“Die altersabhängige Makuladegeneration (AMD) ist die häufigste Erblindungsursache in Industrienationen” – so heißt es in einer Pressemitteilung bei idw, dem Informationsdienst Wissenschaft. 4,5 Millionen, schätzt man, leiden in Deutschland an AMD. Die Stelle des schärfsten Sehens auf der Netzhaut (Makula) wird zunehmend geschädigt. Die Patienten können nicht mehr lesen, die Fähigkeit zur selbstständigen Lebensführung geht verloren. Über die Ursachen des Leidens wussten Augenärzte bislang vergleichsweise wenig: Erbfaktoren spielen eine Rolle, aber auch beeinflussbare Faktoren wie das Rauchen.
Neue Untersuchungen zeigen: Genetisch bedingte Veränderungen in der Regulation des körpereigenen Immunsystems beeinflussen das Risiko, an einer AMD zu erkranken.
Eine Vielzahl aktueller Untersuchungen belegt inzwischen die Beteiligung des Immunsystems an der Entstehung der Krankheit. Genetisch bedingte Varianten einer Gruppe von Proteinen (Eiweißstoffen), die bei der Regulierung des körpereigenen Abwehr- und Entzündungssystems eine Rolle spielen, beeinflussen das Erkrankungsrisiko. Diese Proteine aktivieren und hemmen das sogenannte Komplementsystem, die erste Abwehrfront des angeborenen Immunsystems gegen Krankheitserreger. Darüber berichtete auf dem Forschungskolloquium der Pro Retina-Stiftung in Potsdam gestern Professor Peter Zipfel vom Leibniz Institut für Naturstoff-Forschung und Infektionsbiologie in Jena: Genetisch bedingte Veränderungen des Komplementfaktors H führen beispielsweise dazu, dass dieser Hemmstoff die Aktivität des Komplementsystems weniger effektiv bremsen kann. “Wir vermuten”, sagt Zipfel, “dass eine Störung der Kontrolle des Komplementsystems zu einer chronischen entzündung im Bereich der Netzhaut führt.”
Untersuchungen eines deutsch-englischen Forscherteams um Dr.

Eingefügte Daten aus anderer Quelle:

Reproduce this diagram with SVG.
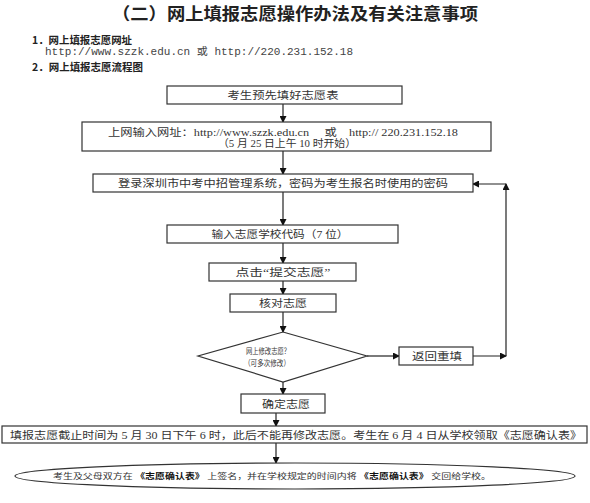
<svg xmlns="http://www.w3.org/2000/svg" width="590" height="503" viewBox="0 0 590 503">
<style>
.bg{fill:#fff}
.box{fill:#fff;stroke:#333;stroke-width:1.2}
.t{font-family:"Liberation Serif","Noto Sans CJK SC",serif;font-size:10.5px;fill:#333;text-anchor:middle;dominant-baseline:central}
.s{font-size:8px}
.h{font-family:"Noto Sans CJK SC",sans-serif;font-weight:bold;fill:#222}
.u{font-family:"Liberation Mono","Noto Sans CJK SC",monospace;font-size:10px;fill:#444}
.b{font-weight:bold;fill:#111}
.ln{stroke:#222;stroke-width:1.2;fill:none}
</style>
<defs>
<marker id="ah" markerWidth="7" markerHeight="7" refX="6" refY="3.5" orient="auto" markerUnits="userSpaceOnUse">
<path d="M0,0 L7,3.5 L0,7 Z" fill="#111"/>
</marker>
</defs>
<rect class="bg" width="590" height="503"/>
<g id="header">
<text class="h" x="295" y="12" font-size="17" text-anchor="middle" dominant-baseline="central" textLength="366" lengthAdjust="spacingAndGlyphs">（二）网上填报志愿操作办法及有关注意事项</text>
<text class="h" x="32" y="39" font-size="10.5" dominant-baseline="central" textLength="100" lengthAdjust="spacingAndGlyphs">1．网上填报志愿网址</text>
<text class="u" x="45" y="52" dominant-baseline="central" textLength="308" lengthAdjust="spacingAndGlyphs">http://www.szzk.edu.cn  或  http://220.231.152.18</text>
<text class="h" x="32" y="66" font-size="10.5" dominant-baseline="central" textLength="111" lengthAdjust="spacingAndGlyphs">2．网上填报志愿流程图</text>
</g>
<g id="connectors">
<line class="ln" x1="283" y1="104" x2="283" y2="122" marker-end="url(#ah)"/>
<line class="ln" x1="283" y1="151" x2="283" y2="174" marker-end="url(#ah)"/>
<line class="ln" x1="283" y1="192" x2="283" y2="225" marker-end="url(#ah)"/>
<line class="ln" x1="283" y1="243" x2="283" y2="263" marker-end="url(#ah)"/>
<line class="ln" x1="283" y1="281" x2="283" y2="294" marker-end="url(#ah)"/>
<line class="ln" x1="283" y1="312" x2="283" y2="332" marker-end="url(#ah)"/>
<line class="ln" x1="283" y1="382" x2="283" y2="394" marker-end="url(#ah)"/>
<line class="ln" x1="367" y1="356" x2="399" y2="356" marker-end="url(#ah)"/>
<line class="ln" x1="473" y1="356" x2="506" y2="356" marker-end="url(#ah)"/>
<line class="ln" x1="506" y1="356" x2="506" y2="184" marker-end="url(#ah)"/>
<line class="ln" x1="506" y1="184" x2="473" y2="184" marker-end="url(#ah)"/>
<line class="ln" x1="276" y1="413" x2="276" y2="426" marker-end="url(#ah)"/>
<line class="ln" x1="276" y1="443" x2="276" y2="463" marker-end="url(#ah)"/>
</g>
<g id="n1">
<rect class="box" x="167" y="86" width="235" height="18"/>
<text class="t" x="283" y="95" textLength="111" lengthAdjust="spacingAndGlyphs">考生预先填好志愿表</text>
</g>
<g id="n2">
<rect class="box" x="82" y="122" width="409" height="29"/>
<text class="t" x="283" y="132" textLength="350" lengthAdjust="spacingAndGlyphs">上网输入网址：http://www.szzk.edu.cn　 或　http:// 220.231.152.18</text>
<text class="t" x="287" y="143" textLength="138" lengthAdjust="spacingAndGlyphs">（5 月 25 日上午 10 时开始）</text>
</g>
<g id="n3">
<rect class="box" x="93" y="174" width="380" height="18"/>
<text class="t" x="283" y="183" textLength="330" lengthAdjust="spacingAndGlyphs">登录深圳市中考中招管理系统，密码为考生报名时使用的密码</text>
</g>
<g id="n4">
<rect class="box" x="167" y="225" width="231" height="18"/>
<text class="t" x="280" y="234" textLength="137" lengthAdjust="spacingAndGlyphs">输入志愿学校代码（7 位）</text>
</g>
<g id="n5">
<rect class="box" x="209" y="263" width="147" height="18"/>
<text class="t" x="283" y="272" textLength="95" lengthAdjust="spacingAndGlyphs">点击“提交志愿”</text>
</g>
<g id="n6">
<rect class="box" x="230" y="294" width="106" height="18"/>
<text class="t" x="283" y="303" textLength="48" lengthAdjust="spacingAndGlyphs">核对志愿</text>
</g>
<g id="n7">
<polygon class="box" points="283,332 367,356 283,382 198,356"/>
<text class="t s" x="268" y="351" textLength="44" lengthAdjust="spacingAndGlyphs">网上修改志愿？</text>
<text class="t s" x="267" y="363" textLength="46" lengthAdjust="spacingAndGlyphs">（可多次修改）</text>
</g>
<g id="n8">
<rect class="box" x="399" y="347" width="74" height="18"/>
<text class="t" x="437" y="356" textLength="50" lengthAdjust="spacingAndGlyphs">返回重填</text>
</g>
<g id="n9">
<rect class="box" x="241" y="394" width="84" height="19"/>
<text class="t" x="286" y="404" textLength="48" lengthAdjust="spacingAndGlyphs">确定志愿</text>
</g>
<g id="n10">
<rect class="box" x="2" y="426" width="585" height="17"/>
<text class="t" x="296" y="435" textLength="572" lengthAdjust="spacingAndGlyphs">填报志愿截止时间为 5 月 30 日下午 6 时，此后不能再修改志愿。考生在 6 月 4 日从学校领取《志愿确认表》</text>
</g>
<g id="n11">
<ellipse class="box" cx="295" cy="476" rx="280" ry="13"/>
<text class="t s" x="272" y="476" textLength="438" lengthAdjust="spacingAndGlyphs">考生及父母双方在 <tspan class="b">《志愿确认表》</tspan> 上签名，并在学校规定的时间内将 <tspan class="b">《志愿确认表》</tspan> 交回给学校。</text>
</g>
</svg>
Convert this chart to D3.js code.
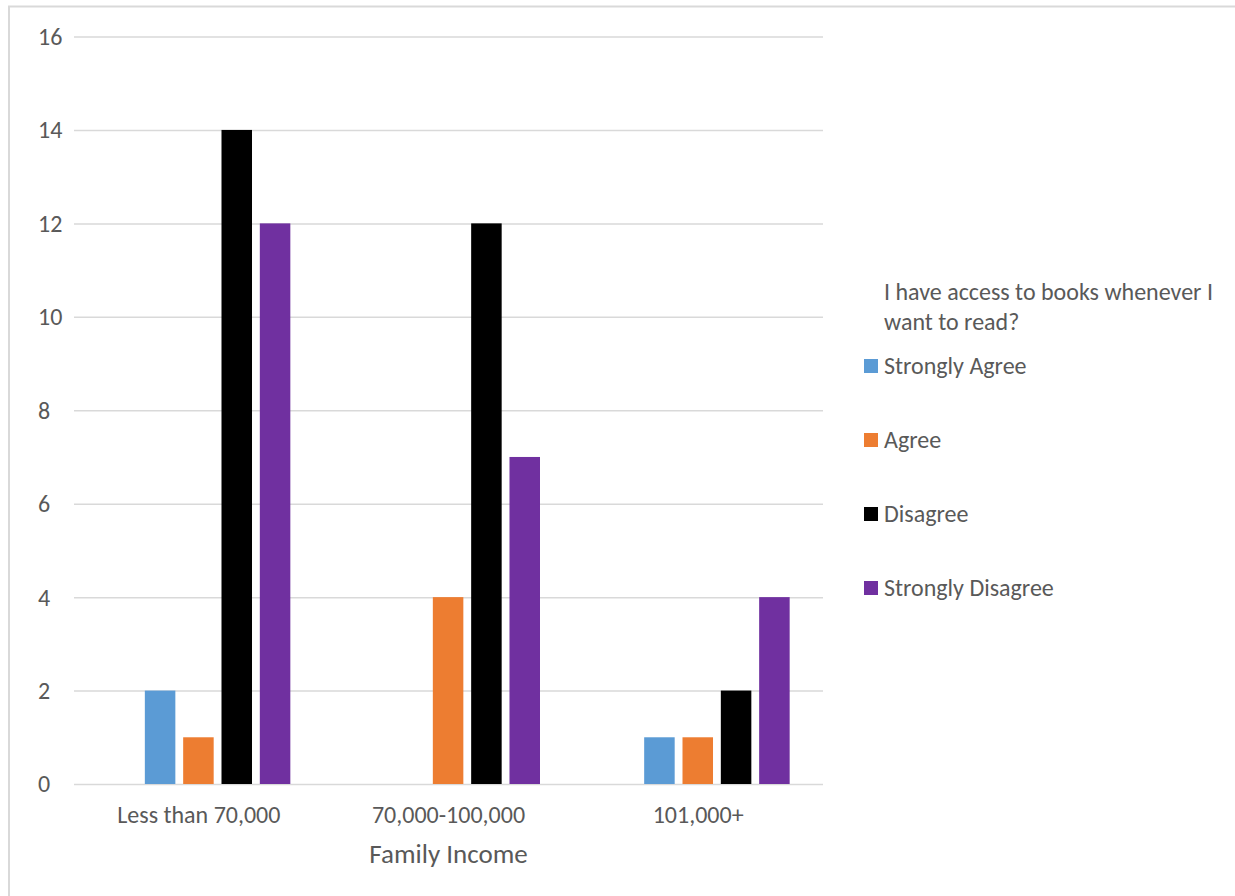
<!DOCTYPE html>
<html>
<head>
<meta charset="utf-8">
<script src="https://cdn.jsdelivr.net/npm/d3@7"></script>
<style>
  html, body { margin: 0; padding: 0; background: #fff; }
  svg { display: block; }
  text { font-family: Carlito, Calibri, Lato, "Open Sans", sans-serif; fill: #595959; }
</style>
</head>
<body>
<svg id="chart" width="1235" height="896"></svg>
<script>
// Survey responses grouped by family income
const categories = ["Less than 70,000", "70,000-100,000", "101,000+"];
const seriesNames = ["Strongly Agree", "Agree", "Disagree", "Strongly Disagree"];
const stronglyAgree = [2, 0, 1];
const agree = [1, 4, 1];
const disagree = [14, 12, 2];
const stronglyDisagree = [12, 7, 4];
const seriesColors = ["#5B9BD5", "#ED7D31", "#000000", "#7030A0"];
const yTicks = [0, 2, 4, 6, 8, 10, 12, 14, 16];
const legendTitle = ["I have access to books whenever I", "want to read?"];
const xAxisTitle = "Family Income";

const seriesValues = [stronglyAgree, agree, disagree, stronglyDisagree];
const rows = categories.map((c, i) => ({
  category: c,
  values: seriesNames.map((s, j) => ({ key: s, value: seriesValues[j][i], color: seriesColors[j] }))
}));

const svg = d3.select("#chart");

// outer frame (left and top edges)
svg.append("path")
  .attr("d", "M9,896V6.5H1235")
  .attr("fill", "none")
  .attr("stroke", "#d9d9d9")
  .attr("stroke-width", 2);

const plot = { left: 74, right: 823, top: 36.5, bottom: 784 };

const y = d3.scaleLinear().domain([0, 16]).range([plot.bottom, plot.top]);
const x0 = d3.scaleBand().domain(categories).range([plot.left, plot.right]).padding(0);
const x1 = d3.scaleBand().domain(seriesNames).range([0, x0.bandwidth()])
  .paddingInner(0.204).paddingOuter(1.359).align(0.68);

// gridlines and value labels
const yAxis = d3.axisLeft(y).tickValues(yTicks).tickSize(-(plot.right - plot.left)).tickPadding(0);
const gy = svg.append("g").attr("transform", `translate(${plot.left},0)`).call(yAxis);
gy.select(".domain").remove();
gy.selectAll(".tick line").attr("stroke", "#d9d9d9").attr("stroke-width", 1.5);
gy.selectAll(".tick text")
  .attr("x", 38 - plot.left)
  .attr("text-anchor", "start")
  .attr("dy", "0.33em")
  .style("font-size", "24px")
  .style("font-family", null);

// bars
const groups = svg.append("g").selectAll("g")
  .data(rows)
  .join("g")
  .attr("transform", d => `translate(${x0(d.category)},0)`);

groups.selectAll("rect")
  .data(d => d.values.filter(v => v.value > 0))
  .join("rect")
  .attr("x", d => x1(d.key))
  .attr("width", x1.bandwidth())
  .attr("y", d => y(d.value))
  .attr("height", d => y(0) - y(d.value))
  .attr("fill", d => d.color);

// category axis labels
const xAxis = d3.axisBottom(x0).tickSize(0).tickPadding(0);
const gx = svg.append("g").attr("transform", `translate(0,${plot.bottom})`).call(xAxis);
gx.select(".domain").remove();
gx.selectAll(".tick text")
  .attr("y", 39)
  .attr("dy", null)
  .style("font-size", "24px")
  .style("font-family", null);

// axis title
svg.append("text")
  .attr("x", (plot.left + plot.right) / 2)
  .attr("y", 863)
  .attr("text-anchor", "middle")
  .style("font-size", "27px")
  .text(xAxisTitle);

// legend
const legend = svg.append("g");
legend.selectAll("text.title")
  .data(legendTitle)
  .join("text")
  .attr("class", "title")
  .attr("x", 884)
  .attr("y", (d, i) => 300 + i * 30)
  .style("font-size", "24px")
  .text(d => d);

const items = legend.selectAll("g.item")
  .data(seriesNames)
  .join("g")
  .attr("class", "item")
  .attr("transform", (d, i) => `translate(0,${366 + i * 74})`);
items.append("rect")
  .attr("x", 864).attr("y", -7).attr("width", 14).attr("height", 14)
  .attr("fill", (d, i) => seriesColors[i]);
items.append("text")
  .attr("x", 884).attr("y", 0).attr("dy", "0.33em")
  .style("font-size", "24px")
  .text(d => d);
</script>
</body>
</html>
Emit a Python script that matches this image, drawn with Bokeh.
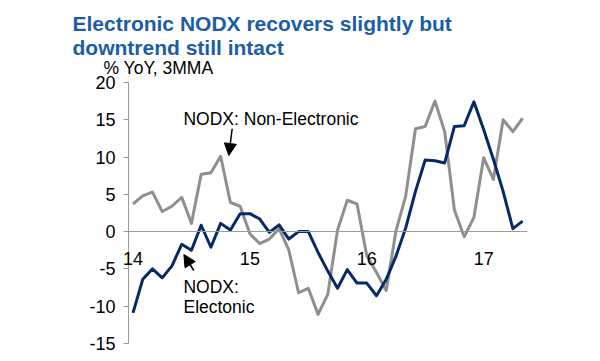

Hendrik Scholl von der Universitätsaugenklinik in Bonn, das von der Pro Retina-Stiftung finanziell unterstützt wird, haben nachweisen können, dass das Komplementsystem bei AMD-Patienten im ganzen Körper überaktiv ist.
Die Forscher hoffen, dass sich die neuen Einsichten in den Erkrankungsprozess in diagnostische und therapeutische Konsequenzen für AMD-Patienten ummünzen lassen. “Relevant dürften diese Einsichten beispielsweise für die Frühdiagnostik werden”, erklärte in Potsdam der Präsident der Deutschen Ophthalmologischen Gesellschaft, Professor Frank Holz von der Universitäts-Augenklinik Bonn. Ebenso hoffen die Forscher auf weitere Angriffspunkte für neue Therapien.